Final mop up of possums

Otago Peninsula Biodiversity Group  project manager Richard Wilson holds up a possum skull. The...
Otago Peninsula Biodiversity Group project manager Richard Wilson holds up a possum skull. The group has killed more than 6000 possums since it started two and a-half years ago. Photo by Dan Hutchinson.
The last possums hiding on Otago Peninsula will be hunted down using specially trained sniffer dogs.

War has been waged against possums over the last two and a-half years by the Otago Peninsula Biodiversity Group, land owners and other volunteers.

Project manager Richard Wilson said they were now ready to move into the suburbs - the urban buffer zone - on the fringe of the main city - but needed about $20,000 more in funding before they could get started.

Inroads have been made in the four other zones on the peninsula, with more than 6200 possums removed. Recent work by about 100 volunteers along Portobello Rd had trapped 600 possums. Dogs would be used to ''mop up'' the rest.

''We will walk through every property with indicator dogs.''

Getting rid of possums in the urban areas would be the next big challenge and residents would be asked to look out for possums and even join the fight with their own trapping.

Simple Timms traps, laced with fruit, were deadly to possums but had not caught a single wild or domestic cat in the two years they had been used, Mr Wilson said.

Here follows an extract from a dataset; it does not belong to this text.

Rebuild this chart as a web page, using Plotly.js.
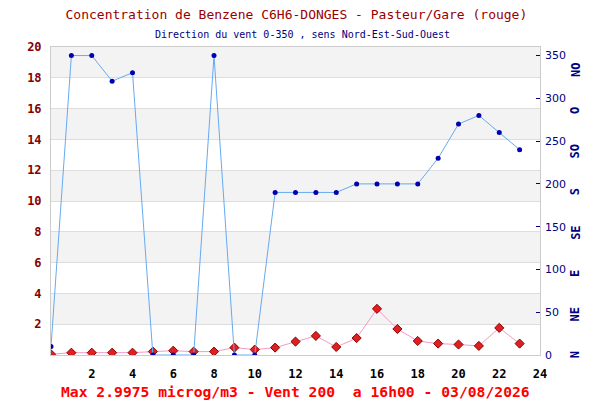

''People are now a lot more proactive than they used to be . . . a farmer will see a possum, he will now go back, get his gun and go look for it again. Every possum is like gold to us now.''

He said the group needed a cornerstone sponsor who could consistently provide $50,000 a year. They had raised over $650,000 for the work done so far but needed about $350,000 more to complete the possum control. Attention would then turn to other pests on the peninsula including stoats, rats and cats.